We are at an inflection point, Lorne. We could see a more equitable society at the end of all this. But the forces of reaction have lined up, and they will battle progressive changes to the last breaths.

The Disaffected Lib said...

Well prior to Covid-19 scholars such as economist James Galbraith and public intellectual Yuval Noah Harari wrestled with the future of labour, "paid work," in the age of automation, robotics and artificial intelligence and algorithms.

They foresaw a world in which much human labour falls redundant and new means of wealth distribution are wanted but fiercely opposed by those with the whip hand.

Galbraith discusses how, whenever there's a disruption in the economy - a recession or, of course, a pandemic - corporations use the down time to find ways to modernize, cut costs and inevitably their employees aiming to return to profitability and an increased market share once the recovery begins.

If Harari and Galbraith are right, the struggle between labour and capital may become hotter in the post-pandemic era.
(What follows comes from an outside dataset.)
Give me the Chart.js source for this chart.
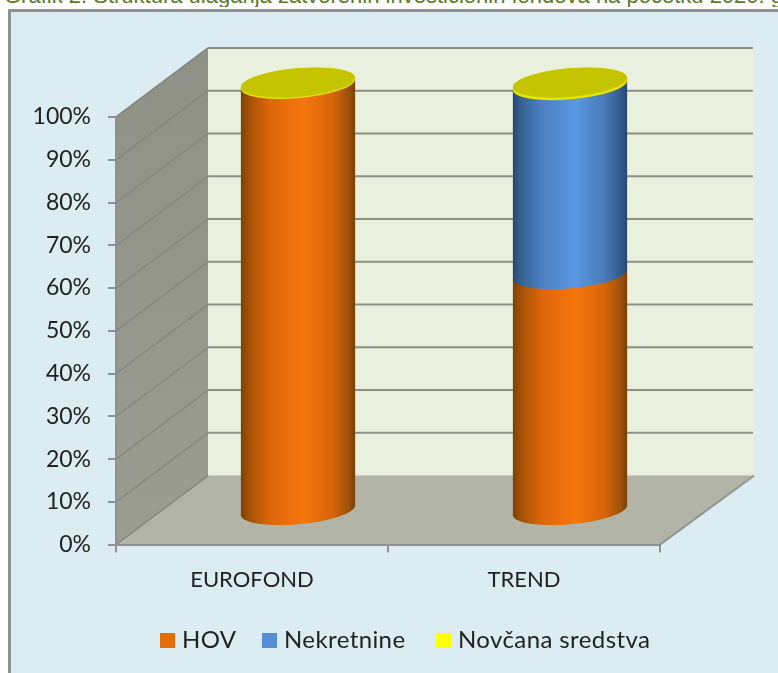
<!DOCTYPE html>
<html><head><meta charset="utf-8">
<style>
html,body{margin:0;padding:0;background:#fff;overflow:hidden;width:778px;height:673px}
#t{position:absolute;left:4px;top:-15px;width:774px;white-space:nowrap;overflow:hidden;font:22px/22px "Liberation Sans",Arial,sans-serif;color:#5a7a28}
canvas{position:absolute;left:0;top:0}
</style></head><body>
<div id="t">Grafik 2. Struktura ulaganja zatvorenih investicionih fondova na početku 2020. g</div>
<canvas id="c" width="778" height="673"></canvas>
<script src="https://cdn.jsdelivr.net/npm/chart.js@4"></script>
<script>
const categories=["EUROFOND","TREND"];
const hov=[99.9,55.4];
const nekretnine=[0,44.2];
const novcana=[0.1,0.4];
const seriesNames=["HOV","Nekretnine","Novčana sredstva"];
const legendColors=["#e46c0a","#558ed5","#ffff00"];
const bodyStops=[
 [[0,"#7c3f05"],[.06,"#a04f04"],[.25,"#dc660a"],[.55,"#f6760e"],[.8,"#d8650a"],[.95,"#99500a"],[1,"#7c3f05"]],
 [[0,"#27476f"],[.06,"#35608f"],[.25,"#4a80c2"],[.55,"#5b97e2"],[.8,"#487bb8"],[.95,"#33598a"],[1,"#27476f"]],
 [[0,"#e6e400"],[1,"#e6e400"]]
];
const DX=92,DY=-69;
const FONT='Lato, Carlito, sans-serif';
const legendStarts=[160,262,436];
const page={
 id:"page3d",
 beforeDraw(ch){
  const c=ch.ctx,a=ch.chartArea,y=ch.scales.y;
  c.save();
  c.fillStyle="#dbedf3";c.fillRect(9,9,769,664);
  c.fillStyle="#8e9092";c.fillRect(8,9,770,3);c.fillRect(8,9,3,664);
  const L=a.left,R=a.right,T=a.top,B=a.bottom;
  c.fillStyle="#e9f0dd";c.fillRect(L+DX,T+DY,R-L+2,B-T);
  c.fillStyle="#b1b4a7";c.beginPath();c.moveTo(L,B);c.lineTo(L+DX,B+DY);c.lineTo(R+DX+2,B+DY);c.lineTo(R,B);c.closePath();c.fill();
  const g=c.createLinearGradient(0,T+DY,0,B);g.addColorStop(0,"#8f9187");g.addColorStop(1,"#9b9d91");
  c.fillStyle=g;c.beginPath();c.moveTo(L,T);c.lineTo(L+DX,T+DY);c.lineTo(L+DX,B+DY);c.lineTo(L,B);c.closePath();c.fill();
  y.ticks.forEach(t=>{
   const p=y.getPixelForValue(t.value);
   c.strokeStyle="#86887f";c.lineWidth=1.6;c.beginPath();c.moveTo(L,p);c.lineTo(L+DX,p+DY);c.stroke();
   if(t.value>0){c.strokeStyle="#8e8e88";c.lineWidth=2;c.beginPath();c.moveTo(L+DX,p+DY);c.lineTo(R+DX+1,p+DY);c.stroke();}
  });
  c.strokeStyle="#96988f";c.lineWidth=2;c.beginPath();c.moveTo(R,B);c.lineTo(R+DX+2,B+DY);c.stroke();
  c.restore();
 },
 beforeDatasetDraw(){return false;},
 afterDatasetsDraw(ch){
  const c=ch.ctx,n=ch.data.datasets.length;
  for(let i=0;i<n;i++){
   ch.getDatasetMeta(i).data.forEach((b,j)=>{
    if(!ch.data.datasets[i].data[j])return;
    const cx=b.x+DX/2,rx=b.width/2,ry=14.2,tilt=-0.088;
    const a=rx/Math.cos(tilt);
    const top=b.y+DY/2,bot=b.base+DY/2+1;
    const gr=c.createLinearGradient(cx-rx,0,cx+rx,0);
    bodyStops[i].forEach(s=>gr.addColorStop(s[0],s[1]));
    c.save();
    c.fillStyle=gr;
    c.beginPath();
    c.ellipse(cx,bot,a,ry,tilt,Math.PI,0,true);
    c.ellipse(cx,top,a,ry,tilt,0,Math.PI,true);
    c.closePath();c.fill();
    if(i===n-1){
     c.fillStyle="#c5c400";
     c.beginPath();c.ellipse(cx,top,a,ry,tilt,0,Math.PI*2);c.fill();
    }
    c.restore();
   });
  }
  c.save();
  c.font="24px "+FONT;c.textBaseline="middle";c.textAlign="left";c.letterSpacing="0.4px";
  seriesNames.forEach((s,i)=>{
   const x=legendStarts[i];
   c.fillStyle=legendColors[i];c.fillRect(x,633,15,15);
   c.fillStyle="#222";c.fillText(s,x+22,640);
  });
  c.restore();
 }
};
new Chart(document.getElementById("c"),{
 type:"bar",
 plugins:[page],
 data:{labels:categories,datasets:[
  {label:seriesNames[0],data:hov,backgroundColor:legendColors[0],stack:"s"},
  {label:seriesNames[1],data:nekretnine,backgroundColor:legendColors[1],stack:"s"},
  {label:seriesNames[2],data:novcana,backgroundColor:legendColors[2],stack:"s"}
 ]},
 options:{
  responsive:false,animation:false,
  datasets:{bar:{barPercentage:1,categoryPercentage:0.42}},
  layout:{padding:{left:0,right:118,top:117,bottom:66}},
  scales:{
   x:{stacked:true,
      grid:{display:true,drawOnChartArea:false,drawTicks:true,tickLength:8,color:"#8e9092",lineWidth:2,offset:true},
      border:{color:"#8e9092",width:2},
      ticks:{color:"#222",font:{family:FONT,size:22},padding:14,maxRotation:0}},
   y:{stacked:true,min:0,max:100,
      grid:{display:true,drawOnChartArea:false,tickLength:8,color:"#8e9092",lineWidth:2},
      border:{color:"#8e9092",width:2},
      afterFit(s){s.width=116;},
      ticks:{stepSize:10,color:"#222",font:{family:FONT,size:23},padding:17,callback:v=>v+"%"}}
  },
  plugins:{title:{display:false},tooltip:{enabled:false},legend:{display:false}}
 }
});
</script></body></html>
This is when, as Lincoln and Theodore Roosevelt observed, government should intervene to expand the rights and power of labour. I don't see any sign of that, have you?

These are issues that Krugman tends to ignore. Despite his enlightenment, when it comes to problems such as perpetual exponential growth, Krugman is no visionary. That's what makes a column such as this a bit myopic and deeply hypothetical.

Owen Gray said...

As I suggested to Lorne, Mound, the forces of reaction are organizing. What could be a step forward may become a march backward.